Figure 5: Capacitor Grade Tantalum Metal Powder CV/g Values and Trends; 1996, 2001, 2013, 2020F

Source Paumanok Publications, Inc.

Summary, Conclusion and What the Future Holds:

Complete visibility on the supply chain for tantalum capacitors has enabled me to identify the key areas of innovation that have enabled the capacitor manufacturer to increase capacitance value and decrease case size over the past decade. The area with the greatest technological significance in this process has been at the conversion of tantalum ore into capacitor grade tantalum metal powder. Through the modern application of nanotechnology into the creation of the powder, along with strict guidelines to maintain tantalum purity up and to the point of capacitor production, significant advancements in volumetric efficiency have been made, and these advancements have been instrumental in enabling the production of portable and mission critical electronics over time.
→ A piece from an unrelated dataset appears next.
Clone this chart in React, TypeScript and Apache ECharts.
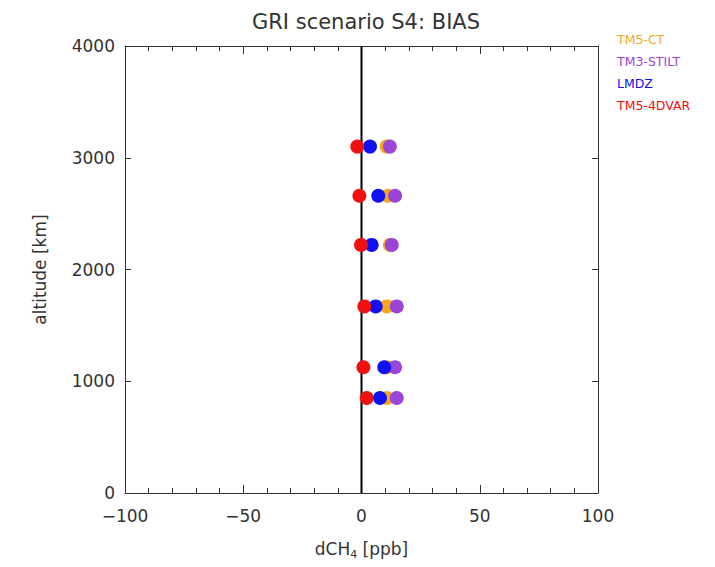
import React, { useEffect, useRef } from "react";
import * as echarts from "echarts";

const altitudes = [3100, 2660, 2220, 1670, 1125, 850];
const tm5ct = [10.6, 11.1, 12.0, 10.7, 11.0, 10.7];
const tm3stilt = [12.0, 14.2, 12.8, 14.9, 14.2, 14.9];
const lmdz = [3.6, 7.1, 4.3, 6.0, 9.6, 7.8];
const tm54dvar = [-1.8, -0.9, -0.2, 1.2, 0.8, 2.2];
const seriesNames = ["TM5-CT", "TM3-STILT", "LMDZ", "TM5-4DVAR"];
const seriesColors = ["#f5a81c", "#9a45d8", "#1010f0", "#f01010"];
const xTicks = [-100, -50, 0, 50, 100];
const yTicks = [0, 1000, 2000, 3000, 4000];

export default function App() {
  const ref = useRef<HTMLDivElement>(null);
  useEffect(() => {
    if (!ref.current) return;
    const chart = echarts.init(ref.current, null, { renderer: "svg" });
    const allData = [tm5ct, tm3stilt, lmdz, tm54dvar];
    const font = "DejaVu Sans";
    const axisLine = { show: true, onZero: false, lineStyle: { color: "#333", width: 1 } };
    chart.setOption({
      animation: false,
      backgroundColor: "#ffffff",
      title: {
        text: "GRI scenario S4: BIAS",
        left: 361,
        textAlign: "center",
        top: 6,
        textStyle: { fontFamily: font, fontWeight: "normal", fontSize: 21, color: "#333" },
      },
      grid: { left: 125, right: 117, top: 46, bottom: 74 },
      xAxis: [
        {
          type: "value",
          min: xTicks[0],
          max: xTicks[xTicks.length - 1],
          interval: 50,
          axisLine,
          axisTick: { show: true, inside: true, length: 8, lineStyle: { color: "#333" } },
          minorTick: { show: true, splitNumber: 5, length: 5, lineStyle: { color: "#333" } },
          splitLine: { show: false },
          axisLabel: {
            fontFamily: font,
            fontSize: 17,
            color: "#333",
            margin: 14,
            formatter: (v: number) => (v < 0 ? "\u2212" + Math.abs(v) : String(v)),
          },
          name: "{a|dCH}{s|4}{a| [ppb]}",
          nameLocation: "middle",
          nameGap: 44,
          nameTextStyle: {
            rich: {
              a: { fontFamily: font, fontSize: 17, color: "#333" },
              s: { fontFamily: font, fontSize: 11, color: "#333", verticalAlign: "bottom", padding: [12, 0, 0, 0] },
            },
          },
        },
        {
          type: "value",
          position: "top",
          min: xTicks[0],
          max: xTicks[xTicks.length - 1],
          interval: 50,
          axisLine,
          axisTick: { show: true, inside: true, length: 8, lineStyle: { color: "#333" } },
          minorTick: { show: true, splitNumber: 5, length: 5, lineStyle: { color: "#333" } },
          splitLine: { show: false },
          axisLabel: { show: false },
        },
      ],
      yAxis: [
        {
          type: "value",
          min: yTicks[0],
          max: yTicks[yTicks.length - 1],
          interval: 1000,
          axisLine,
          axisTick: { show: true, inside: true, length: 6, lineStyle: { color: "#333" } },
          splitLine: { show: false },
          axisLabel: { fontFamily: font, fontSize: 17, color: "#333", margin: 10, formatter: (v: number) => String(v) },
          name: "altitude [km]",
          nameLocation: "middle",
          nameGap: 77,
          nameTextStyle: { fontFamily: font, fontSize: 17, color: "#333" },
        },
        {
          type: "value",
          position: "right",
          min: yTicks[0],
          max: yTicks[yTicks.length - 1],
          interval: 1000,
          axisLine,
          axisTick: { show: true, inside: true, length: 6, lineStyle: { color: "#333" } },
          splitLine: { show: false },
          axisLabel: { show: false },
        },
      ],
      series: [
        {
          type: "line",
          data: [
            [0, yTicks[0]],
            [0, yTicks[yTicks.length - 1]],
          ],
          symbol: "none",
          lineStyle: { color: "#000", width: 2 },
          silent: true,
          z: 1,
        },
        ...seriesNames.map((name, i) => ({
          type: "scatter",
          name,
          data: allData[i].map((v, j) => [v, altitudes[j]]),
          symbol: "circle",
          symbolSize: 14,
          itemStyle: { color: seriesColors[i], opacity: 1 },
          z: 2 + i,
        })),
      ],
      graphic: seriesNames.map((name, i) => ({
        type: "text",
        left: 617,
        top: 33 + i * 22,
        style: { text: name, fill: seriesColors[i], fontFamily: font, fontSize: 12.5 },
      })),
    });
    return () => chart.dispose();
  }, []);
  return <div ref={ref} style={{ position: "absolute", left: 0, top: 0, width: 715, height: 567 }} />;
}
The same visibility that has afforded us a look into the past, also offers us a glimpse into the future. Higher capacitance powders are now being tested that will help to create even higher capacitance tantalum chips in even smaller case sizes over the next five years. These innovations will continue to add functionality to the portable platforms that help to enhance our modern lives.